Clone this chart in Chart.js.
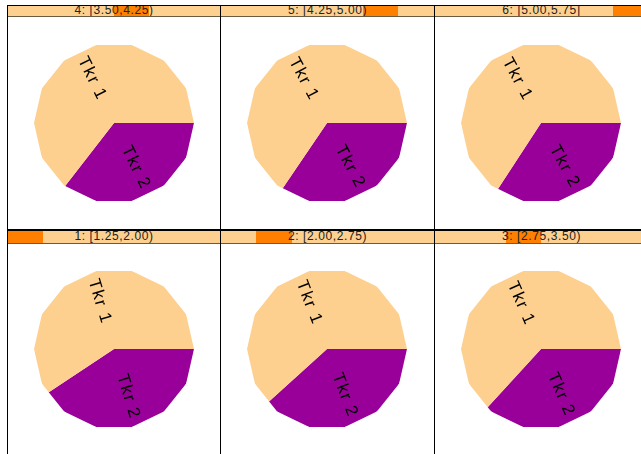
<!DOCTYPE html>
<html>
<head>
<meta charset="utf-8">
<script src="https://cdn.jsdelivr.net/npm/chart.js@4"></script>
<style>
  html,body{margin:0;padding:0;background:#fff;}
  #wrap{position:relative;width:641px;height:454px;overflow:hidden;background:#fff;}
  .frame{position:absolute;box-sizing:border-box;border:1px solid #000;}
  .strip{position:absolute;left:0;right:0;top:0;background:#FED08F;border-bottom:1px solid #6a5a40;overflow:hidden;}
  .shade{position:absolute;top:0;bottom:0;background:#FF8000;}
  .stext{position:absolute;left:0;right:0;text-align:center;font-family:"Liberation Sans",Arial,sans-serif;font-size:12px;color:#222;white-space:nowrap;letter-spacing:0.6px;}
  canvas{position:absolute;}
</style>
</head>
<body>
<div id="wrap"></div>
<script>
// ---- data ----
const categories = ["Tkr 1", "Tkr 2"];
const panelLabels = ["1: [1.25,2.00)", "2: [2.00,2.75)", "3: [2.75,3.50)", "4: [3.50,4.25)", "5: [4.25,5.00)", "6: [5.00,5.75]"];
const shingleLo = [1.25, 2.00, 2.75, 3.50, 4.25, 5.00];
const shingleHi = [2.00, 2.75, 3.50, 4.25, 5.00, 5.75];
const tkr1 = [59.3, 61.7, 63.2, 64.5, 65.5, 65.8];
const tkr2 = [40.7, 38.3, 36.8, 35.5, 34.5, 34.2];
const sliceColors = ["#FED08F", "#990099"];

const rangeLo = Math.min(...shingleLo), rangeHi = Math.max(...shingleHi);
const colX = [7, 220, 434, 648];
const wrap = document.getElementById('wrap');

const polyPlugin = {
  id: 'polyPie',
  beforeDatasetsDraw(chart) {
    const arc = chart.getDatasetMeta(0).data[0];
    if (!arc) return;
    const ctx = chart.ctx, n = 14, r = arc.outerRadius;
    ctx.save();
    ctx.beginPath();
    for (let k = 0; k < n; k++) {
      const a = -k * 2 * Math.PI / n;
      const px = arc.x + r * Math.cos(a), py = arc.y + r * Math.sin(a);
      k ? ctx.lineTo(px, py) : ctx.moveTo(px, py);
    }
    ctx.closePath();
    ctx.clip();
  },
  afterDatasetsDraw(chart) {
    const ctx = chart.ctx;
    ctx.restore();
    const meta = chart.getDatasetMeta(0);
    ctx.save();
    ctx.fillStyle = '#000';
    ctx.font = '17px "Liberation Sans", Arial, sans-serif';
    ctx.letterSpacing = '1.5px';
    ctx.textAlign = 'center';
    ctx.textBaseline = 'middle';
    meta.data.forEach((arc, i) => {
      const mid = (arc.startAngle + arc.endAngle) / 2;
      const d = arc.outerRadius * 0.62;
      const x = arc.x + Math.cos(mid) * d, y = arc.y + Math.sin(mid) * d;
      let rot = mid;
      if (Math.cos(mid) < 0) rot += Math.PI;
      ctx.save();
      ctx.translate(x, y);
      ctx.rotate(rot);
      ctx.fillText(chart.data.labels[i], 0, 0);
      ctx.restore();
    });
    ctx.restore();
  }
};

for (let i = 0; i < 6; i++) {
  const top = i >= 3;
  const col = i % 3;
  const x = colX[col];
  const w = colX[col + 1] - x + 1;
  const stripTop = top ? 5 : 230;
  const stripH = top ? 11 : 13;
  const frameBottom = top ? 230 : 460;

  const frame = document.createElement('div');
  frame.className = 'frame';
  frame.style.left = x + 'px';
  frame.style.top = stripTop + 'px';
  frame.style.width = w + 'px';
  frame.style.height = (frameBottom - stripTop) + 'px';
  wrap.appendChild(frame);

  const strip = document.createElement('div');
  strip.className = 'strip';
  strip.style.height = (stripH - 1) + 'px';
  frame.appendChild(strip);

  const shade = document.createElement('div');
  shade.className = 'shade';
  shade.style.left = ((shingleLo[i] - rangeLo) / (rangeHi - rangeLo) * 100) + '%';
  shade.style.width = ((shingleHi[i] - shingleLo[i]) / (rangeHi - rangeLo) * 100) + '%';
  strip.appendChild(shade);

  const txt = document.createElement('div');
  txt.className = 'stext';
  txt.style.top = (top ? -3 : -2) + 'px';
  txt.textContent = panelLabels[i];
  strip.appendChild(txt);

  const cv = document.createElement('canvas');
  cv.width = 212; cv.height = 212;
  cv.style.left = (x + 1) + 'px';
  cv.style.top = (top ? 17 : 243) + 'px';
  cv.style.width = '212px'; cv.style.height = '212px';
  wrap.appendChild(cv);

  new Chart(cv, {
    type: 'pie',
    data: {
      labels: [categories[1], categories[0]],
      datasets: [{
        data: [tkr2[i], tkr1[i]],
        backgroundColor: [sliceColors[1], sliceColors[0]],
        borderWidth: 0
      }]
    },
    options: {
      responsive: false,
      animation: false,
      rotation: 90,
      radius: 80,
      layout: { padding: 0 },
      plugins: { legend: { display: false }, tooltip: { enabled: false } },
      events: []
    },
    plugins: [polyPlugin]
  });
}
</script>
</body>
</html>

☆ ☆ ☆ ☆ ☆

# What you will do:
Make an exact copy of all the material, but keep the pictures out of it.

# Output for this task:
Clone this chart in Chart.js.
<!DOCTYPE html>
<html>
<head>
<meta charset="utf-8">
<script src="https://cdn.jsdelivr.net/npm/chart.js@4"></script>
<style>
  html,body{margin:0;padding:0;background:#fff;}
  #wrap{position:relative;width:641px;height:454px;overflow:hidden;background:#fff;}
  .frame{position:absolute;box-sizing:border-box;border:1px solid #000;}
  .strip{position:absolute;left:0;right:0;top:0;background:#FED08F;border-bottom:1px solid #6a5a40;overflow:hidden;}
  .shade{position:absolute;top:0;bottom:0;background:#FF8000;}
  .stext{position:absolute;left:0;right:0;text-align:center;font-family:"Liberation Sans",Arial,sans-serif;font-size:12px;color:#222;white-space:nowrap;letter-spacing:0.6px;}
  canvas{position:absolute;}
</style>
</head>
<body>
<div id="wrap"></div>
<script>
// ---- data ----
const categories = ["Tkr 1", "Tkr 2"];
const panelLabels = ["1: [1.25,2.00)", "2: [2.00,2.75)", "3: [2.75,3.50)", "4: [3.50,4.25)", "5: [4.25,5.00)", "6: [5.00,5.75]"];
const shingleLo = [1.25, 2.00, 2.75, 3.50, 4.25, 5.00];
const shingleHi = [2.00, 2.75, 3.50, 4.25, 5.00, 5.75];
const tkr1 = [59.3, 61.7, 63.2, 64.5, 65.5, 65.8];
const tkr2 = [40.7, 38.3, 36.8, 35.5, 34.5, 34.2];
const sliceColors = ["#FED08F", "#990099"];

const rangeLo = Math.min(...shingleLo), rangeHi = Math.max(...shingleHi);
const colX = [7, 220, 434, 648];
const wrap = document.getElementById('wrap');

const polyPlugin = {
  id: 'polyPie',
  beforeDatasetsDraw(chart) {
    const arc = chart.getDatasetMeta(0).data[0];
    if (!arc) return;
    const ctx = chart.ctx, n = 14, r = arc.outerRadius;
    ctx.save();
    ctx.beginPath();
    for (let k = 0; k < n; k++) {
      const a = -k * 2 * Math.PI / n;
      const px = arc.x + r * Math.cos(a), py = arc.y + r * Math.sin(a);
      k ? ctx.lineTo(px, py) : ctx.moveTo(px, py);
    }
    ctx.closePath();
    ctx.clip();
  },
  afterDatasetsDraw(chart) {
    const ctx = chart.ctx;
    ctx.restore();
    const meta = chart.getDatasetMeta(0);
    ctx.save();
    ctx.fillStyle = '#000';
    ctx.font = '17px "Liberation Sans", Arial, sans-serif';
    ctx.letterSpacing = '1.5px';
    ctx.textAlign = 'center';
    ctx.textBaseline = 'middle';
    meta.data.forEach((arc, i) => {
      const mid = (arc.startAngle + arc.endAngle) / 2;
      const d = arc.outerRadius * 0.62;
      const x = arc.x + Math.cos(mid) * d, y = arc.y + Math.sin(mid) * d;
      let rot = mid;
      if (Math.cos(mid) < 0) rot += Math.PI;
      ctx.save();
      ctx.translate(x, y);
      ctx.rotate(rot);
      ctx.fillText(chart.data.labels[i], 0, 0);
      ctx.restore();
    });
    ctx.restore();
  }
};

for (let i = 0; i < 6; i++) {
  const top = i >= 3;
  const col = i % 3;
  const x = colX[col];
  const w = colX[col + 1] - x + 1;
  const stripTop = top ? 5 : 230;
  const stripH = top ? 11 : 13;
  const frameBottom = top ? 230 : 460;

  const frame = document.createElement('div');
  frame.className = 'frame';
  frame.style.left = x + 'px';
  frame.style.top = stripTop + 'px';
  frame.style.width = w + 'px';
  frame.style.height = (frameBottom - stripTop) + 'px';
  wrap.appendChild(frame);

  const strip = document.createElement('div');
  strip.className = 'strip';
  strip.style.height = (stripH - 1) + 'px';
  frame.appendChild(strip);

  const shade = document.createElement('div');
  shade.className = 'shade';
  shade.style.left = ((shingleLo[i] - rangeLo) / (rangeHi - rangeLo) * 100) + '%';
  shade.style.width = ((shingleHi[i] - shingleLo[i]) / (rangeHi - rangeLo) * 100) + '%';
  strip.appendChild(shade);

  const txt = document.createElement('div');
  txt.className = 'stext';
  txt.style.top = (top ? -3 : -2) + 'px';
  txt.textContent = panelLabels[i];
  strip.appendChild(txt);

  const cv = document.createElement('canvas');
  cv.width = 212; cv.height = 212;
  cv.style.left = (x + 1) + 'px';
  cv.style.top = (top ? 17 : 243) + 'px';
  cv.style.width = '212px'; cv.style.height = '212px';
  wrap.appendChild(cv);

  new Chart(cv, {
    type: 'pie',
    data: {
      labels: [categories[1], categories[0]],
      datasets: [{
        data: [tkr2[i], tkr1[i]],
        backgroundColor: [sliceColors[1], sliceColors[0]],
        borderWidth: 0
      }]
    },
    options: {
      responsive: false,
      animation: false,
      rotation: 90,
      radius: 80,
      layout: { padding: 0 },
      plugins: { legend: { display: false }, tooltip: { enabled: false } },
      events: []
    },
    plugins: [polyPlugin]
  });
}
</script>
</body>
</html>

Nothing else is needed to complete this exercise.